- _Job_
Reproduce the material below line by line, beginning with its first line and ending with the line that contains "2000, 2000.5, 2001, 2001.5, 2002, 2002.5, 2003];"; leave out pictures.

====

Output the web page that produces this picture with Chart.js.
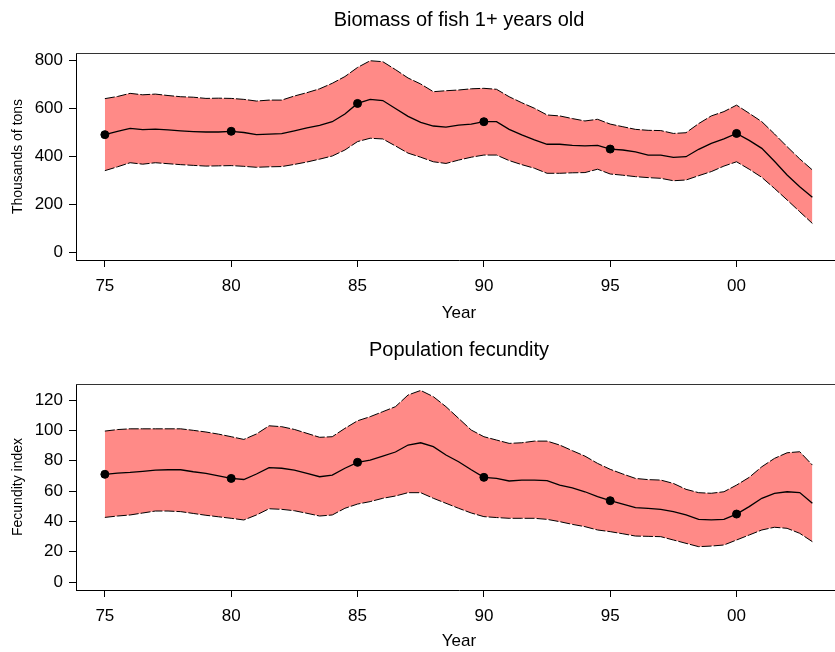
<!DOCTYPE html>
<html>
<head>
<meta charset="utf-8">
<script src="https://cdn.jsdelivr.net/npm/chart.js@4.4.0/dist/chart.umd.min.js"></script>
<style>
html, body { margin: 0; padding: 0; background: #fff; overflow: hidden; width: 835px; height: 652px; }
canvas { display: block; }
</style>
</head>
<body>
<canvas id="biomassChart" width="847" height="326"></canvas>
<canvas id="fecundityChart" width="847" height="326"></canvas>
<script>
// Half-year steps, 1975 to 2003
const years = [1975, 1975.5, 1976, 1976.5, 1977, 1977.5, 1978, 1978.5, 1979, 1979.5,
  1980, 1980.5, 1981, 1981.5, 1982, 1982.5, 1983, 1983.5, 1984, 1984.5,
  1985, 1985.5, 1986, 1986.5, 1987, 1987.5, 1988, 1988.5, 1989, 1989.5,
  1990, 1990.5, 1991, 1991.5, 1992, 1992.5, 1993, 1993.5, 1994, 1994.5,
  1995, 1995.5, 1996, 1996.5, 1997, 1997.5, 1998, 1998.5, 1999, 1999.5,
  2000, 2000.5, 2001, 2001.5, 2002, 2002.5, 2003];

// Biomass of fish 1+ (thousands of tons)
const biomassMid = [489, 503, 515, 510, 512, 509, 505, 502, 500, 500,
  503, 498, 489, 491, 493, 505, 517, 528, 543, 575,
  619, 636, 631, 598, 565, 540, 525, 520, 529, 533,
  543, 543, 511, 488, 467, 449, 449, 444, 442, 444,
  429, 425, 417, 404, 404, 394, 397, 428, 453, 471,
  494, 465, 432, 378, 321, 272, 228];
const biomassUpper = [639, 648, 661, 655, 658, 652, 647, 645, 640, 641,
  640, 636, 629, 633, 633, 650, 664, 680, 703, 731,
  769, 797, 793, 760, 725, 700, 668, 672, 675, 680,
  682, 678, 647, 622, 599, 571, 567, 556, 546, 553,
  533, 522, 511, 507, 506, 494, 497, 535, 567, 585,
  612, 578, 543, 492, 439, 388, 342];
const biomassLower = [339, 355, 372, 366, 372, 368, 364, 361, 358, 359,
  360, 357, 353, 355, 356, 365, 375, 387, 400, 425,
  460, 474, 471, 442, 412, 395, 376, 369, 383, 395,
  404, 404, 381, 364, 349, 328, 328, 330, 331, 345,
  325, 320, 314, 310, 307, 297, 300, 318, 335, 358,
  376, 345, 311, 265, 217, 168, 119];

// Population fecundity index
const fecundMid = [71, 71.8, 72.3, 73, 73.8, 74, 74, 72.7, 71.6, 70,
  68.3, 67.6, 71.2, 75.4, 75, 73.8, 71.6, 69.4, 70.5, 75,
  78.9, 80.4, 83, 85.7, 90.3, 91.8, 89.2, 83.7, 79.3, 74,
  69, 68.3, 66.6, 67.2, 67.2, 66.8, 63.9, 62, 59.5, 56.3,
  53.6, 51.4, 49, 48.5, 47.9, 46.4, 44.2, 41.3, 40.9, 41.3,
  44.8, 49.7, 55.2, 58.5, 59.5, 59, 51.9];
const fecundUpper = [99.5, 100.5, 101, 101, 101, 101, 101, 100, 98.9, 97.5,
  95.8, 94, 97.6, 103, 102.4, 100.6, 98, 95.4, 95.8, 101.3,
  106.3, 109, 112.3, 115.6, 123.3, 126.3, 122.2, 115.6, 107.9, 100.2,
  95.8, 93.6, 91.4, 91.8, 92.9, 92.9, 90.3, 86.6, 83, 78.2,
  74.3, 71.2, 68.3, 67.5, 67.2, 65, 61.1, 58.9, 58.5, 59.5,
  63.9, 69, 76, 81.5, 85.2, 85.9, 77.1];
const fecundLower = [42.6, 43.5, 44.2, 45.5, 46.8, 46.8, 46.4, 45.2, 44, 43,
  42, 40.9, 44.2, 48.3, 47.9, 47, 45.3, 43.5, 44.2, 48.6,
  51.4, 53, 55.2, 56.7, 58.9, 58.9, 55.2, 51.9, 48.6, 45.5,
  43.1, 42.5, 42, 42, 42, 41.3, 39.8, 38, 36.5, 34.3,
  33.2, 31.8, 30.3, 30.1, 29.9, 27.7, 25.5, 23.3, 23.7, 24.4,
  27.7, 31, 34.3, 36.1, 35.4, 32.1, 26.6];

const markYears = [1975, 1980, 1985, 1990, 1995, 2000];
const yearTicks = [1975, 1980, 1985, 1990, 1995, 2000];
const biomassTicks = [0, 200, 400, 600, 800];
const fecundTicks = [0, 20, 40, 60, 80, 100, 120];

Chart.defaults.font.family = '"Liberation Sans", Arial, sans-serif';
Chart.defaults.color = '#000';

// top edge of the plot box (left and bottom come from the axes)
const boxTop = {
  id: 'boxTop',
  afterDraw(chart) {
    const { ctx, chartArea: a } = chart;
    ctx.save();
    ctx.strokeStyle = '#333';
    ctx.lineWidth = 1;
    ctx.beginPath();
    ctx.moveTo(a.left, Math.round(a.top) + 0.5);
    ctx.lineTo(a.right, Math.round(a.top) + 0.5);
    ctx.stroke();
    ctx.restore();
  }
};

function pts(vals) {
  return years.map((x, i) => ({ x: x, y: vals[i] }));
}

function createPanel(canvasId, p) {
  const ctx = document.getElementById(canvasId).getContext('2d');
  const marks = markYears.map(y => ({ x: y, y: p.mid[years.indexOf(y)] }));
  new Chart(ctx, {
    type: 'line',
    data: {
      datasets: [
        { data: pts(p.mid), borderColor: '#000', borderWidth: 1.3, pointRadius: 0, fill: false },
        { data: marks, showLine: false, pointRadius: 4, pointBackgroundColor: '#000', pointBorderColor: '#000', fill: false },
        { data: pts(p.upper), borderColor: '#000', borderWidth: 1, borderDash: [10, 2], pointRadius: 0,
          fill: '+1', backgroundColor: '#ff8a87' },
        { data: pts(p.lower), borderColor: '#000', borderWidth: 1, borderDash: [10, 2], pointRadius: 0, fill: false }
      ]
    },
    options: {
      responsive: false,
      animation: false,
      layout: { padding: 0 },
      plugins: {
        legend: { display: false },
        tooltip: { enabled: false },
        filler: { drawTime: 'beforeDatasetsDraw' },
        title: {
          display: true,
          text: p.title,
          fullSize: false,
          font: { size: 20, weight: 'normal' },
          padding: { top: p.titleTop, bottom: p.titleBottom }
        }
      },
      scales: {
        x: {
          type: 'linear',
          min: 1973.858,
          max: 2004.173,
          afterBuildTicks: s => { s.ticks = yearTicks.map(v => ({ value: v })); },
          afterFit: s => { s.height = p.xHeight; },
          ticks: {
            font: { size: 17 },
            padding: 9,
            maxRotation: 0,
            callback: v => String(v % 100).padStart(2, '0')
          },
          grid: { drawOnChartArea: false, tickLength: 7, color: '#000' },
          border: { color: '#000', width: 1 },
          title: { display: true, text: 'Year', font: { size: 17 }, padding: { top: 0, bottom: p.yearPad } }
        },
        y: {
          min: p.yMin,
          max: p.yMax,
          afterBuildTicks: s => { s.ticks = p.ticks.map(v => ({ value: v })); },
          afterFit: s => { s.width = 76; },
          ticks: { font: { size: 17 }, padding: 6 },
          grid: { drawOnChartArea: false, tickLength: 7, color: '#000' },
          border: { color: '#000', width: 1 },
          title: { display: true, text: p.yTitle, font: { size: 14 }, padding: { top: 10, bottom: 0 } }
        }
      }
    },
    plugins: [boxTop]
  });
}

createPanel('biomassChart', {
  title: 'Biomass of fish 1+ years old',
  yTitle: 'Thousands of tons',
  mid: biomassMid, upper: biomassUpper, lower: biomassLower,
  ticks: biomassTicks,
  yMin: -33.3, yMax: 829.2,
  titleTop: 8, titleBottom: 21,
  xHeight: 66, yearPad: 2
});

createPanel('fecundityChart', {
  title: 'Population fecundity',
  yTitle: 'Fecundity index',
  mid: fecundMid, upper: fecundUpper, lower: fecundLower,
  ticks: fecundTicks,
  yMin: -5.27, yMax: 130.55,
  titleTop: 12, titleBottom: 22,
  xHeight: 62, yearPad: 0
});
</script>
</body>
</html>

====

- _Response to this exercise_
Output the web page that produces this picture with Chart.js.
<!DOCTYPE html>
<html>
<head>
<meta charset="utf-8">
<script src="https://cdn.jsdelivr.net/npm/chart.js@4.4.0/dist/chart.umd.min.js"></script>
<style>
html, body { margin: 0; padding: 0; background: #fff; overflow: hidden; width: 835px; height: 652px; }
canvas { display: block; }
</style>
</head>
<body>
<canvas id="biomassChart" width="847" height="326"></canvas>
<canvas id="fecundityChart" width="847" height="326"></canvas>
<script>
// Half-year steps, 1975 to 2003
const years = [1975, 1975.5, 1976, 1976.5, 1977, 1977.5, 1978, 1978.5, 1979, 1979.5,
  1980, 1980.5, 1981, 1981.5, 1982, 1982.5, 1983, 1983.5, 1984, 1984.5,
  1985, 1985.5, 1986, 1986.5, 1987, 1987.5, 1988, 1988.5, 1989, 1989.5,
  1990, 1990.5, 1991, 1991.5, 1992, 1992.5, 1993, 1993.5, 1994, 1994.5,
  1995, 1995.5, 1996, 1996.5, 1997, 1997.5, 1998, 1998.5, 1999, 1999.5,
  2000, 2000.5, 2001, 2001.5, 2002, 2002.5, 2003];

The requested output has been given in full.